WHAT IS ASKED — Give the listing again character for character, but drop the images.

PROVIDED DATA —

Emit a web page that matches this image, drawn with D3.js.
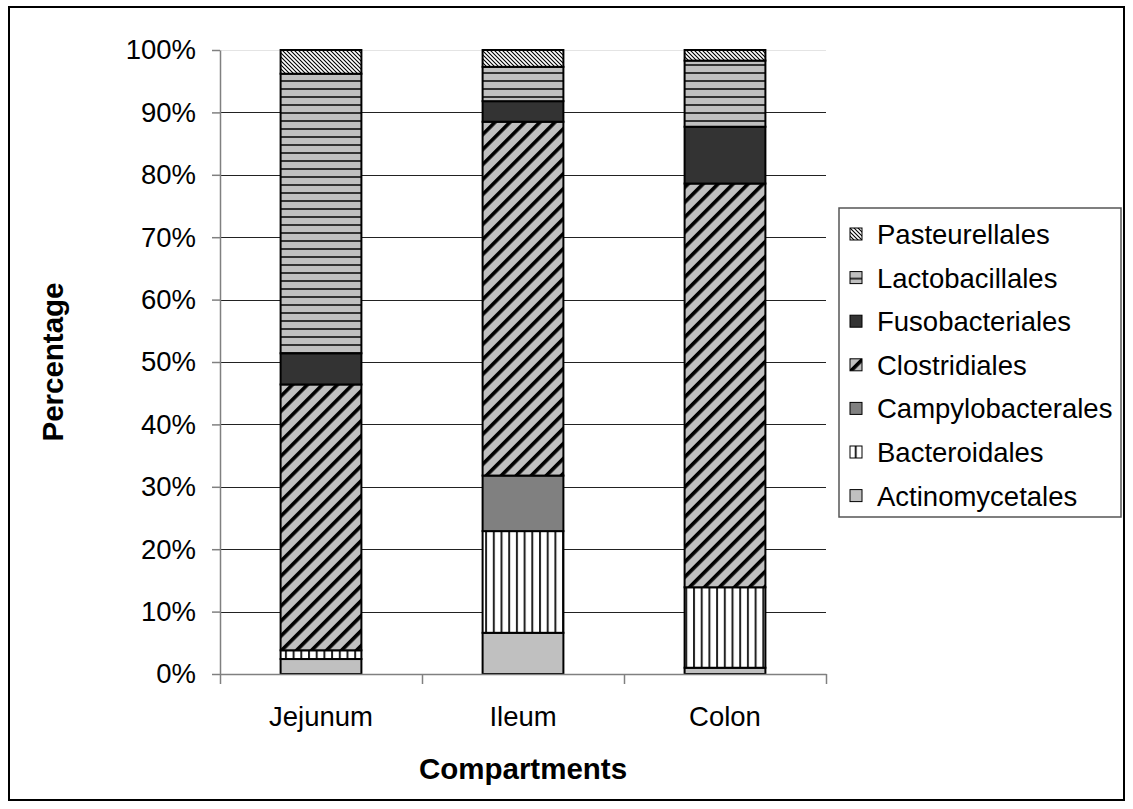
<!DOCTYPE html>
<html>
<head>
<meta charset="utf-8">
<script src="https://cdn.jsdelivr.net/npm/d3@7"></script>
<style>
  body { margin: 0; background: #fff; }
  text { font-family: "Liberation Sans", Arial, sans-serif; }
</style>
</head>
<body>
<svg id="chart" width="1133" height="809"></svg>
<script>
// compartments and order shares (%), bottom of the stack first
var categories = ["Jejunum", "Ileum", "Colon"];
var orders = ["Actinomycetales", "Bacteroidales", "Campylobacterales", "Clostridiales",
              "Fusobacteriales", "Lactobacillales", "Pasteurellales"];
var actinomycetales   = [2.4, 6.6, 1.0];
var bacteroidales     = [1.4, 16.3, 12.9];
var campylobacterales = [0.0, 8.9, 0.0];
var clostridiales     = [42.6, 56.7, 64.7];
var fusobacteriales   = [5.0, 3.3, 9.1];
var lactobacillales   = [44.8, 5.5, 10.6];
var pasteurellales    = [3.8, 2.7, 1.7];
var yTicks = [0, 10, 20, 30, 40, 50, 60, 70, 80, 90, 100];

var series = [actinomycetales, bacteroidales, campylobacterales, clostridiales,
              fusobacteriales, lactobacillales, pasteurellales];

// table for d3.stack
var table = categories.map(function (c, i) {
    var row = { cat: c };
    orders.forEach(function (o, j) { row[o] = series[j][i]; });
    return row;
});

var svg = d3.select("#chart");
// plot area edges (window.top is taken, so own names)
var plotL = 220, plotR = 826, plotT = 50, plotB = 674;

// frame
svg.append("rect")
    .attr("x", 9).attr("y", 7)
    .attr("width", 1115).attr("height", 793)
    .attr("fill", "#fff")
    .attr("stroke", "#000")
    .attr("stroke-width", 2);

//fill patterns
var defs = svg.append("defs");

var p = defs.append("pattern").attr("id", "pat-Pasteurellales")
    .attr("patternUnits", "userSpaceOnUse").attr("width", 4).attr("height", 4);
p.append("rect").attr("width", 4).attr("height", 4).attr("fill", "#fff");
p.append("path").attr("d", "M0,0L4,4M-1,3L1,5M3,-1L5,1")
    .attr("stroke", "#000").attr("stroke-width", 1.1);

p = defs.append("pattern").attr("id", "pat-Lactobacillales")
    .attr("patternUnits", "userSpaceOnUse").attr("width", 8).attr("height", 8);
p.append("rect").attr("width", 8).attr("height", 8).attr("fill", "#c0c0c0");
p.append("rect").attr("width", 8).attr("height", 2).attr("fill", "#333");

p = defs.append("pattern").attr("id", "pat-Clostridiales")
    .attr("patternUnits", "userSpaceOnUse").attr("width", 10.6).attr("height", 10)
    .attr("patternTransform", "rotate(45)");
p.append("rect").attr("width", 10.6).attr("height", 10).attr("fill", "#c0c0c0");
p.append("rect").attr("width", 3.6).attr("height", 10).attr("fill", "#000");

p = defs.append("pattern").attr("id", "pat-Bacteroidales")
    .attr("patternUnits", "userSpaceOnUse").attr("width", 7.7).attr("height", 10);
p.append("rect").attr("width", 7.7).attr("height", 10).attr("fill", "#fff");
p.append("rect").attr("width", 2).attr("height", 10).attr("fill", "#222");

var fills = {
    "Actinomycetales": "#c0c0c0",
    "Bacteroidales": "url(#pat-Bacteroidales)",
    "Campylobacterales": "#808080",
    "Clostridiales": "url(#pat-Clostridiales)",
    "Fusobacteriales": "#333333",
    "Lactobacillales": "url(#pat-Lactobacillales)",
    "Pasteurellales": "url(#pat-Pasteurellales)"
};

var x = d3.scaleBand().domain(categories).range([plotL, plotR])
    .paddingInner(0.6).paddingOuter(0.3);
var y = d3.scaleLinear().domain([0, 100]).range([plotB, plotT]);

// gridlines
svg.append("g").selectAll("line")
    .data(yTicks.filter(function (d) { return d > 0; }))
    .enter().append("line")
    .attr("x1", plotL).attr("x2", plotR)
    .attr("y1", function (d) { return Math.round(y(d)) + 0.5; })
    .attr("y2", function (d) { return Math.round(y(d)) + 0.5; })
    .attr("stroke", function (d) { return d == 100 ? "#e4e4e4" : "#222"; })
    .attr("stroke-width", 1);

// stacked bars
var stacked = d3.stack().keys(orders)(table);
svg.append("g").selectAll("g")
    .data(stacked)
    .enter().append("g")
    .attr("fill", function (d) { return fills[d.key]; })
    .selectAll("rect")
    .data(function (d) { return d.filter(function (s) { return s[1] - s[0] > 0; }); })
    .enter().append("rect")
    .attr("x", function (d) { return x(d.data.cat); })
    .attr("width", x.bandwidth())
    .attr("y", function (d) { return y(d[1]); })
    .attr("height", function (d) { return y(d[0]) - y(d[1]); })
    .attr("stroke", "#000")
    .attr("stroke-width", 2);

// y axis
var yAxis = svg.append("g")
    .attr("transform", "translate(" + plotL + ",0)")
    .call(d3.axisLeft(y).tickValues(yTicks)
        .tickFormat(function (d) { return d + "%"; })
        .tickSize(8).tickPadding(16).tickSizeOuter(0));
yAxis.selectAll("path, line").attr("stroke", "#808080").attr("stroke-width", 1.5);
yAxis.selectAll("text").attr("font-size", 27.5).attr("fill", "#000")
    .style("font-family", "'Liberation Sans', Arial, sans-serif");

// x axis, ticks sit between the compartments
var xb = d3.scaleLinear().domain([0, categories.length]).range([plotL, plotR]);
var xAxis = svg.append("g")
    .attr("transform", "translate(0," + plotB + ")")
    .call(d3.axisBottom(xb).tickValues(d3.range(categories.length + 1))
        .tickFormat("").tickSize(10).tickSizeOuter(0));
xAxis.selectAll("path, line").attr("stroke", "#808080").attr("stroke-width", 1.5);

svg.append("g").selectAll("text")
    .data(categories)
    .enter().append("text")
    .attr("x", function (d) { return x(d) + x.bandwidth() / 2; })
    .attr("y", 726)
    .attr("text-anchor", "middle")
    .attr("font-size", 27.5)
    .text(function (d) { return d; });

// axis titles
svg.append("text")
    .attr("x", (plotL + plotR) / 2).attr("y", 779)
    .attr("text-anchor", "middle")
    .attr("font-size", 29.5).attr("font-weight", "bold")
    .text("Compartments");

svg.append("text")
    .attr("transform", "translate(63," + (plotT + plotB) / 2 + ") rotate(-90)")
    .attr("text-anchor", "middle")
    .attr("font-size", 29.5).attr("font-weight", "bold")
    .text("Percentage");

// legend, top entry is the top of the stack
var legend = svg.append("g");
legend.append("rect")
    .attr("x", 839).attr("y", 208)
    .attr("width", 282).attr("height", 309)
    .attr("fill", "#fff").attr("stroke", "#555").attr("stroke-width", 1.5);

var items = legend.selectAll("g.item")
    .data(orders.slice().reverse())
    .enter().append("g")
    .attr("class", "item")
    .attr("transform", function (d, i) { return "translate(0," + (234 + i * 43.6) + ")"; });
items.append("rect")
    .attr("x", 850).attr("y", -6)
    .attr("width", 12).attr("height", 12)
    .attr("fill", function (d) { return fills[d]; })
    .attr("stroke", "#000").attr("stroke-width", 1);
items.append("text")
    .attr("x", 877).attr("y", 10)
    .attr("font-size", 27.5)
    .text(function (d) { return d; });
</script>
</body>
</html>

TASK RESPONSE —
Emit a web page that matches this image, drawn with D3.js.
<!DOCTYPE html>
<html>
<head>
<meta charset="utf-8">
<script src="https://cdn.jsdelivr.net/npm/d3@7"></script>
<style>
  body { margin: 0; background: #fff; }
  text { font-family: "Liberation Sans", Arial, sans-serif; }
</style>
</head>
<body>
<svg id="chart" width="1133" height="809"></svg>
<script>
// compartments and order shares (%), bottom of the stack first
var categories = ["Jejunum", "Ileum", "Colon"];
var orders = ["Actinomycetales", "Bacteroidales", "Campylobacterales", "Clostridiales",
              "Fusobacteriales", "Lactobacillales", "Pasteurellales"];
var actinomycetales   = [2.4, 6.6, 1.0];
var bacteroidales     = [1.4, 16.3, 12.9];
var campylobacterales = [0.0, 8.9, 0.0];
var clostridiales     = [42.6, 56.7, 64.7];
var fusobacteriales   = [5.0, 3.3, 9.1];
var lactobacillales   = [44.8, 5.5, 10.6];
var pasteurellales    = [3.8, 2.7, 1.7];
var yTicks = [0, 10, 20, 30, 40, 50, 60, 70, 80, 90, 100];

var series = [actinomycetales, bacteroidales, campylobacterales, clostridiales,
              fusobacteriales, lactobacillales, pasteurellales];

// table for d3.stack
var table = categories.map(function (c, i) {
    var row = { cat: c };
    orders.forEach(function (o, j) { row[o] = series[j][i]; });
    return row;
});

var svg = d3.select("#chart");
// plot area edges (window.top is taken, so own names)
var plotL = 220, plotR = 826, plotT = 50, plotB = 674;

// frame
svg.append("rect")
    .attr("x", 9).attr("y", 7)
    .attr("width", 1115).attr("height", 793)
    .attr("fill", "#fff")
    .attr("stroke", "#000")
    .attr("stroke-width", 2);

//fill patterns
var defs = svg.append("defs");

var p = defs.append("pattern").attr("id", "pat-Pasteurellales")
    .attr("patternUnits", "userSpaceOnUse").attr("width", 4).attr("height", 4);
p.append("rect").attr("width", 4).attr("height", 4).attr("fill", "#fff");
p.append("path").attr("d", "M0,0L4,4M-1,3L1,5M3,-1L5,1")
    .attr("stroke", "#000").attr("stroke-width", 1.1);

p = defs.append("pattern").attr("id", "pat-Lactobacillales")
    .attr("patternUnits", "userSpaceOnUse").attr("width", 8).attr("height", 8);
p.append("rect").attr("width", 8).attr("height", 8).attr("fill", "#c0c0c0");
p.append("rect").attr("width", 8).attr("height", 2).attr("fill", "#333");

p = defs.append("pattern").attr("id", "pat-Clostridiales")
    .attr("patternUnits", "userSpaceOnUse").attr("width", 10.6).attr("height", 10)
    .attr("patternTransform", "rotate(45)");
p.append("rect").attr("width", 10.6).attr("height", 10).attr("fill", "#c0c0c0");
p.append("rect").attr("width", 3.6).attr("height", 10).attr("fill", "#000");

p = defs.append("pattern").attr("id", "pat-Bacteroidales")
    .attr("patternUnits", "userSpaceOnUse").attr("width", 7.7).attr("height", 10);
p.append("rect").attr("width", 7.7).attr("height", 10).attr("fill", "#fff");
p.append("rect").attr("width", 2).attr("height", 10).attr("fill", "#222");

var fills = {
    "Actinomycetales": "#c0c0c0",
    "Bacteroidales": "url(#pat-Bacteroidales)",
    "Campylobacterales": "#808080",
    "Clostridiales": "url(#pat-Clostridiales)",
    "Fusobacteriales": "#333333",
    "Lactobacillales": "url(#pat-Lactobacillales)",
    "Pasteurellales": "url(#pat-Pasteurellales)"
};

var x = d3.scaleBand().domain(categories).range([plotL, plotR])
    .paddingInner(0.6).paddingOuter(0.3);
var y = d3.scaleLinear().domain([0, 100]).range([plotB, plotT]);

// gridlines
svg.append("g").selectAll("line")
    .data(yTicks.filter(function (d) { return d > 0; }))
    .enter().append("line")
    .attr("x1", plotL).attr("x2", plotR)
    .attr("y1", function (d) { return Math.round(y(d)) + 0.5; })
    .attr("y2", function (d) { return Math.round(y(d)) + 0.5; })
    .attr("stroke", function (d) { return d == 100 ? "#e4e4e4" : "#222"; })
    .attr("stroke-width", 1);

// stacked bars
var stacked = d3.stack().keys(orders)(table);
svg.append("g").selectAll("g")
    .data(stacked)
    .enter().append("g")
    .attr("fill", function (d) { return fills[d.key]; })
    .selectAll("rect")
    .data(function (d) { return d.filter(function (s) { return s[1] - s[0] > 0; }); })
    .enter().append("rect")
    .attr("x", function (d) { return x(d.data.cat); })
    .attr("width", x.bandwidth())
    .attr("y", function (d) { return y(d[1]); })
    .attr("height", function (d) { return y(d[0]) - y(d[1]); })
    .attr("stroke", "#000")
    .attr("stroke-width", 2);

// y axis
var yAxis = svg.append("g")
    .attr("transform", "translate(" + plotL + ",0)")
    .call(d3.axisLeft(y).tickValues(yTicks)
        .tickFormat(function (d) { return d + "%"; })
        .tickSize(8).tickPadding(16).tickSizeOuter(0));
yAxis.selectAll("path, line").attr("stroke", "#808080").attr("stroke-width", 1.5);
yAxis.selectAll("text").attr("font-size", 27.5).attr("fill", "#000")
    .style("font-family", "'Liberation Sans', Arial, sans-serif");

// x axis, ticks sit between the compartments
var xb = d3.scaleLinear().domain([0, categories.length]).range([plotL, plotR]);
var xAxis = svg.append("g")
    .attr("transform", "translate(0," + plotB + ")")
    .call(d3.axisBottom(xb).tickValues(d3.range(categories.length + 1))
        .tickFormat("").tickSize(10).tickSizeOuter(0));
xAxis.selectAll("path, line").attr("stroke", "#808080").attr("stroke-width", 1.5);

svg.append("g").selectAll("text")
    .data(categories)
    .enter().append("text")
    .attr("x", function (d) { return x(d) + x.bandwidth() / 2; })
    .attr("y", 726)
    .attr("text-anchor", "middle")
    .attr("font-size", 27.5)
    .text(function (d) { return d; });

// axis titles
svg.append("text")
    .attr("x", (plotL + plotR) / 2).attr("y", 779)
    .attr("text-anchor", "middle")
    .attr("font-size", 29.5).attr("font-weight", "bold")
    .text("Compartments");

svg.append("text")
    .attr("transform", "translate(63," + (plotT + plotB) / 2 + ") rotate(-90)")
    .attr("text-anchor", "middle")
    .attr("font-size", 29.5).attr("font-weight", "bold")
    .text("Percentage");

// legend, top entry is the top of the stack
var legend = svg.append("g");
legend.append("rect")
    .attr("x", 839).attr("y", 208)
    .attr("width", 282).attr("height", 309)
    .attr("fill", "#fff").attr("stroke", "#555").attr("stroke-width", 1.5);

var items = legend.selectAll("g.item")
    .data(orders.slice().reverse())
    .enter().append("g")
    .attr("class", "item")
    .attr("transform", function (d, i) { return "translate(0," + (234 + i * 43.6) + ")"; });
items.append("rect")
    .attr("x", 850).attr("y", -6)
    .attr("width", 12).attr("height", 12)
    .attr("fill", function (d) { return fills[d]; })
    .attr("stroke", "#000").attr("stroke-width", 1);
items.append("text")
    .attr("x", 877).attr("y", 10)
    .attr("font-size", 27.5)
    .text(function (d) { return d; });
</script>
</body>
</html>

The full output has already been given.